-- begin --

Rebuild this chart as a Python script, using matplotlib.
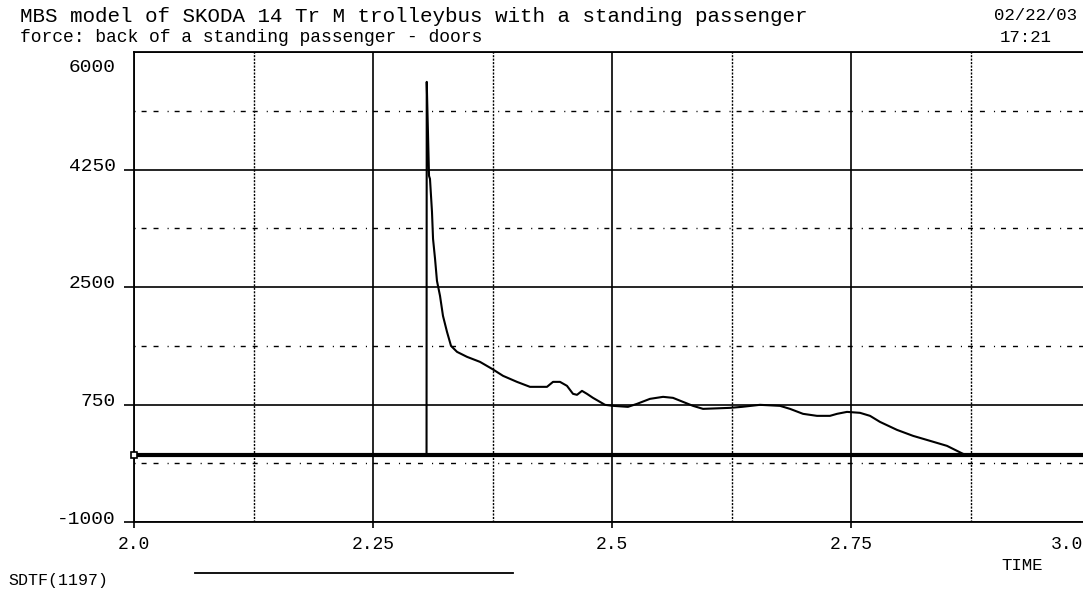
import matplotlib
matplotlib.use("Agg")
import matplotlib.pyplot as plt
from matplotlib.transforms import ScaledTranslation

# --- data -----------------------------------------------------------------
time = [2.0, 2.3060, 2.3062, 2.3075, 2.3086, 2.3096, 2.3117, 2.3128, 2.3149,
        2.3169, 2.3201, 2.3232, 2.3274, 2.3316, 2.3379, 2.3483, 2.3619,
        2.3745, 2.3860, 2.4006, 2.4142, 2.4320, 2.4383, 2.4456, 2.4529,
        2.4592, 2.4634, 2.4686, 2.4738, 2.4801, 2.4874, 2.4927, 2.5010,
        2.5167, 2.5262, 2.5397, 2.5534, 2.5638, 2.5743, 2.5847, 2.5952,
        2.6234, 2.6360, 2.6548, 2.6757, 2.6862, 2.6998, 2.7144, 2.7280,
        2.7354, 2.7458, 2.7594, 2.7699, 2.7803, 2.7981, 2.8149, 2.8326,
        2.8504, 2.8672, 2.8713, 3.0]
force = [0, 0, 5555, 4800, 4155, 4111, 3619, 3217, 2919,
         2592, 2368, 2070, 1832, 1623, 1534, 1460, 1385,
         1281, 1177, 1087, 1013, 1013, 1087, 1087, 1028,
         909, 894, 953, 909, 849, 789, 745, 730,
         715, 760, 834, 864, 849, 789, 730, 685,
         700, 715, 745, 730, 685, 611, 581, 581,
         611, 640, 626, 581, 491, 372, 283, 209,
         134, 15, 0, 0]

x_ticks = [2.0, 2.25, 2.5, 2.75, 3.0]
x_tick_labels = ["2.0", "2.25", "2.5", "2.75", "3.0"]
x_minor = [2.125, 2.375, 2.625, 2.875]
y_ticks = [-1000, 750, 2500, 4250, 6000]
y_tick_labels = ["-1000", "750", "2500", "4250", "6000"]
y_minor = [-125, 1625, 3375, 5125]

title_line1 = "MBS model of SKODA 14 Tr M trolleybus with a standing passenger"
title_line2 = "force: back of a standing passenger - doors"
date_text = "02/22/03"
time_text = "17:21"
x_label = "TIME"
series_name = "SDTF(1197)"

# --- figure ---------------------------------------------------------------
plt.rcParams["font.family"] = ["Liberation Mono", "DejaVu Sans Mono"]
plt.rcParams["lines.scale_dashes"] = False

W, H = 1083, 598
fig = plt.figure(figsize=(W / 100, H / 100), dpi=100)
fig.patch.set_facecolor("white")

left, right, top, bottom = 134, 1090, 52, 522
ax = fig.add_axes([left / W, 1 - bottom / H, (right - left) / W, (bottom - top) / H])
ax.set_xlim(2.0, 3.0)
ax.set_ylim(-1000, 6000)

for s in ax.spines.values():
    s.set_linewidth(1.3)
    s.set_color("black")

# grid
for xv in x_ticks:
    ax.axvline(xv, color="black", lw=1.2, zorder=1)
for yv in y_ticks:
    ax.axhline(yv, color="black", lw=1.2, zorder=1)
for xv in x_minor:
    ax.axvline(xv, color="black", lw=1.0, linestyle=(0, (1.5, 1.0)), zorder=1)
for yv in y_minor:
    ax.axhline(yv, color="black", lw=1.0,
               linestyle=(0, (0.8, 4.3, 3.6, 5.0, 3.6, 6.5)), zorder=1)

# zero level and the force curve
ax.axhline(0, color="black", lw=3.0, zorder=2)
ax.plot(time, force, color="black", lw=1.5, zorder=3)
ax.plot(time[0], force[0], marker="s", ms=4.5, mfc="white", mec="black",
        mew=1.2, clip_on=False, zorder=4)

# ticks
ax.set_xticks(x_ticks)
ax.set_xticklabels(x_tick_labels)
ax.set_yticks(y_ticks)
ax.set_yticklabels(y_tick_labels)
ax.tick_params(axis="x", direction="out", length=4, width=1.2, pad=6,
               labelsize=13)
ax.tick_params(axis="y", direction="out", length=7, width=1.2, pad=6,
               labelsize=14)

for lab in ax.get_yticklabels():
    lab.set_verticalalignment("center")
    lab.set_transform(lab.get_transform() + ScaledTranslation(0, 0.03, fig.dpi_scale_trans))
ylabs = ax.get_yticklabels()
ylabs[-1].set_transform(ylabs[-1].get_transform() + ScaledTranslation(0, -0.18, fig.dpi_scale_trans))
ax.yaxis.get_major_ticks()[-1].tick1line.set_visible(False)

xlabs = ax.get_xticklabels()
xlabs[-1].set_horizontalalignment("right")
xlabs[-1].set_transform(xlabs[-1].get_transform() + ScaledTranslation(-0.07, 0, fig.dpi_scale_trans))

# header texts
fig.text(20 / W, 1 - 16 / H, title_line1, fontsize=15, va="center", ha="left")
fig.text(20 / W, 1 - 37 / H, title_line2, fontsize=13, va="center", ha="left")
fig.text(1077 / W, 1 - 16 / H, date_text, fontsize=12.5, va="center", ha="right")
fig.text(1000 / W, 1 - 37 / H, time_text, fontsize=12.5, va="center", ha="left")

# axis name and series key
fig.text(1022 / W, 1 - 565 / H, x_label, fontsize=12.5, va="center", ha="center")
fig.text(8 / W, 1 - 580 / H, series_name, fontsize=12, va="center", ha="left")
fig.add_artist(plt.Line2D([195 / W, 513 / W], [1 - 573 / H, 1 - 573 / H],
                          color="black", lw=1.3))

fig.savefig("out.png", dpi=100)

-- end --

**Goal**
Transcribe the material exactly, and leave out whatever pictures it holds.

**The response**
Rebuild this chart as a Python script, using matplotlib.
import matplotlib
matplotlib.use("Agg")
import matplotlib.pyplot as plt
from matplotlib.transforms import ScaledTranslation

# --- data -----------------------------------------------------------------
time = [2.0, 2.3060, 2.3062, 2.3075, 2.3086, 2.3096, 2.3117, 2.3128, 2.3149,
        2.3169, 2.3201, 2.3232, 2.3274, 2.3316, 2.3379, 2.3483, 2.3619,
        2.3745, 2.3860, 2.4006, 2.4142, 2.4320, 2.4383, 2.4456, 2.4529,
        2.4592, 2.4634, 2.4686, 2.4738, 2.4801, 2.4874, 2.4927, 2.5010,
        2.5167, 2.5262, 2.5397, 2.5534, 2.5638, 2.5743, 2.5847, 2.5952,
        2.6234, 2.6360, 2.6548, 2.6757, 2.6862, 2.6998, 2.7144, 2.7280,
        2.7354, 2.7458, 2.7594, 2.7699, 2.7803, 2.7981, 2.8149, 2.8326,
        2.8504, 2.8672, 2.8713, 3.0]
force = [0, 0, 5555, 4800, 4155, 4111, 3619, 3217, 2919,
         2592, 2368, 2070, 1832, 1623, 1534, 1460, 1385,
         1281, 1177, 1087, 1013, 1013, 1087, 1087, 1028,
         909, 894, 953, 909, 849, 789, 745, 730,
         715, 760, 834, 864, 849, 789, 730, 685,
         700, 715, 745, 730, 685, 611, 581, 581,
         611, 640, 626, 581, 491, 372, 283, 209,
         134, 15, 0, 0]

x_ticks = [2.0, 2.25, 2.5, 2.75, 3.0]
x_tick_labels = ["2.0", "2.25", "2.5", "2.75", "3.0"]
x_minor = [2.125, 2.375, 2.625, 2.875]
y_ticks = [-1000, 750, 2500, 4250, 6000]
y_tick_labels = ["-1000", "750", "2500", "4250", "6000"]
y_minor = [-125, 1625, 3375, 5125]

title_line1 = "MBS model of SKODA 14 Tr M trolleybus with a standing passenger"
title_line2 = "force: back of a standing passenger - doors"
date_text = "02/22/03"
time_text = "17:21"
x_label = "TIME"
series_name = "SDTF(1197)"

# --- figure ---------------------------------------------------------------
plt.rcParams["font.family"] = ["Liberation Mono", "DejaVu Sans Mono"]
plt.rcParams["lines.scale_dashes"] = False

W, H = 1083, 598
fig = plt.figure(figsize=(W / 100, H / 100), dpi=100)
fig.patch.set_facecolor("white")

left, right, top, bottom = 134, 1090, 52, 522
ax = fig.add_axes([left / W, 1 - bottom / H, (right - left) / W, (bottom - top) / H])
ax.set_xlim(2.0, 3.0)
ax.set_ylim(-1000, 6000)

for s in ax.spines.values():
    s.set_linewidth(1.3)
    s.set_color("black")

# grid
for xv in x_ticks:
    ax.axvline(xv, color="black", lw=1.2, zorder=1)
for yv in y_ticks:
    ax.axhline(yv, color="black", lw=1.2, zorder=1)
for xv in x_minor:
    ax.axvline(xv, color="black", lw=1.0, linestyle=(0, (1.5, 1.0)), zorder=1)
for yv in y_minor:
    ax.axhline(yv, color="black", lw=1.0,
               linestyle=(0, (0.8, 4.3, 3.6, 5.0, 3.6, 6.5)), zorder=1)

# zero level and the force curve
ax.axhline(0, color="black", lw=3.0, zorder=2)
ax.plot(time, force, color="black", lw=1.5, zorder=3)
ax.plot(time[0], force[0], marker="s", ms=4.5, mfc="white", mec="black",
        mew=1.2, clip_on=False, zorder=4)

# ticks
ax.set_xticks(x_ticks)
ax.set_xticklabels(x_tick_labels)
ax.set_yticks(y_ticks)
ax.set_yticklabels(y_tick_labels)
ax.tick_params(axis="x", direction="out", length=4, width=1.2, pad=6,
               labelsize=13)
ax.tick_params(axis="y", direction="out", length=7, width=1.2, pad=6,
               labelsize=14)

for lab in ax.get_yticklabels():
    lab.set_verticalalignment("center")
    lab.set_transform(lab.get_transform() + ScaledTranslation(0, 0.03, fig.dpi_scale_trans))
ylabs = ax.get_yticklabels()
ylabs[-1].set_transform(ylabs[-1].get_transform() + ScaledTranslation(0, -0.18, fig.dpi_scale_trans))
ax.yaxis.get_major_ticks()[-1].tick1line.set_visible(False)

xlabs = ax.get_xticklabels()
xlabs[-1].set_horizontalalignment("right")
xlabs[-1].set_transform(xlabs[-1].get_transform() + ScaledTranslation(-0.07, 0, fig.dpi_scale_trans))

# header texts
fig.text(20 / W, 1 - 16 / H, title_line1, fontsize=15, va="center", ha="left")
fig.text(20 / W, 1 - 37 / H, title_line2, fontsize=13, va="center", ha="left")
fig.text(1077 / W, 1 - 16 / H, date_text, fontsize=12.5, va="center", ha="right")
fig.text(1000 / W, 1 - 37 / H, time_text, fontsize=12.5, va="center", ha="left")

# axis name and series key
fig.text(1022 / W, 1 - 565 / H, x_label, fontsize=12.5, va="center", ha="center")
fig.text(8 / W, 1 - 580 / H, series_name, fontsize=12, va="center", ha="left")
fig.add_artist(plt.Line2D([195 / W, 513 / W], [1 - 573 / H, 1 - 573 / H],
                          color="black", lw=1.3))

fig.savefig("out.png", dpi=100)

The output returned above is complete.